One problem for Stoops and company in 2025 will be a familiar challenge: the schedule, which isn’t getting any easier. As of now, six of Kentucky's 12 games will be against top 25 competition, four of those inside the top 10. It’s savagely brutal—but that’s life in the SEC. There’s a very real possibility that the product on the field will improve significantly in 2025, but the results may not reflect it.

Besides the COVID-shortened SEC-only season in 2020, Mark Stoops hasn’t had a losing season in Lexington since 2015. That begs the question: how many wins does Stoops need to quell the noise and keep this thing going? I asked Big Blue Nation, and, as expected, the responses were surprising.

What does Stoops need to do in 2025 to win BBN back over?

In 2025, Kentucky desperately needs Mark Stoops to trust his assistants to do the jobs he hired them to do—most notably on offense. At a certain point, it’s no longer a coincidence. The offensive coordinator position has been like the revolving door at Malone’s, but for the first time since Eddie Gran was fired Kentucky has continuity at OC. Mark Stoops has got to be completely hands-off.

Mark Stoops needs to find his edge

He’s become visibly defeated at press conferences after losses, sometimes seeming to not even know what to say.

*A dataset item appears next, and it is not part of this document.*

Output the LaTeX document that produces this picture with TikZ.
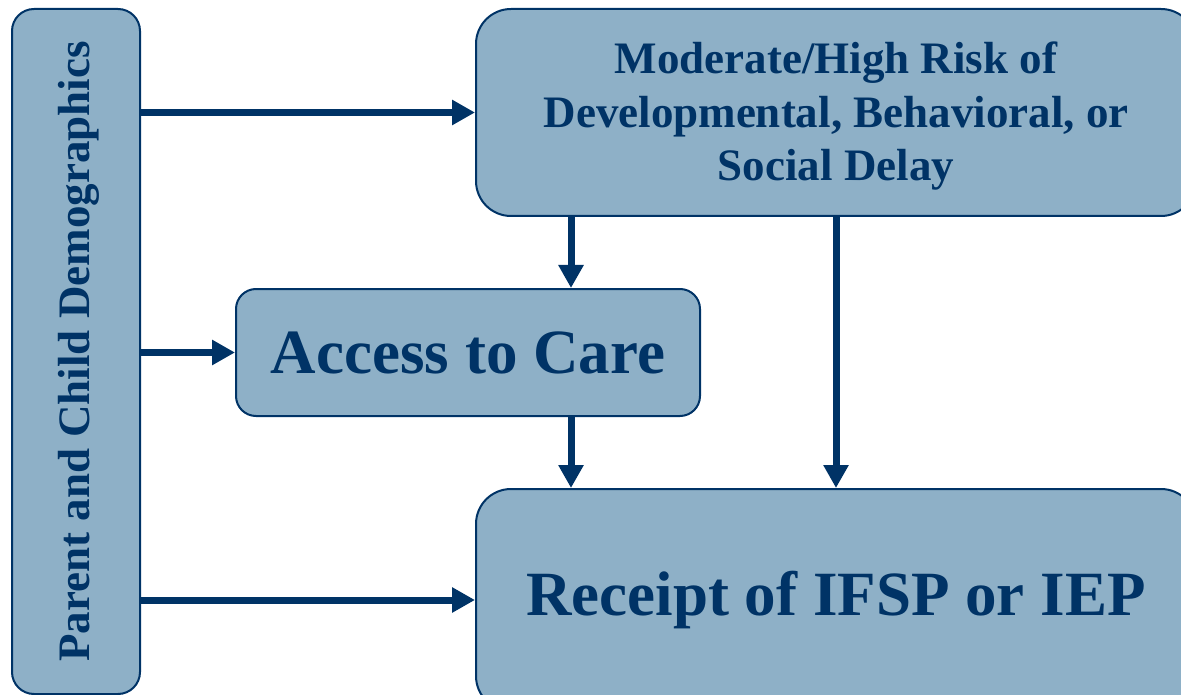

Fans need to see him back having fun with it again—something that’s been missing the last few seasons. He needs to want to be here.

The program must become disciplined again. Kentucky was one of the most penalized teams in the country last year. Procedural penalties in big spots that killed momentum, along with unsportsmanlike penalties, plagued Kentucky football in 2024.

Can offensive coordinator Bush Hamdan deliver?

Mark Stoops has to win at least six games and return Kentucky football to a bowl game next season. That is the only answer. To do that the offense has to better, simple as that.

From top to bottom, all of BBN feels the same palpable pressure in the air, it's heavy... Stoops is coaching for his future next year.

Being the winningest coach in Kentucky history has made him a victim of his own success. This program has consistently been on the cusp of taking the next step but has never been able to get over the finish line. All indications point to next season being much of the same.

The program is obviously in a transitory period. Is it a transition into a "new Mark Stoops era"? Or is it a transition into the post-Mark Stoops era?

Whether 2025 marks the beginning of a new era under Mark Stoops or the end of his tenure, the season will serve as a pivotal moment for Kentucky football—a chance to redefine the program’s trajectory in the forever challenging SEC.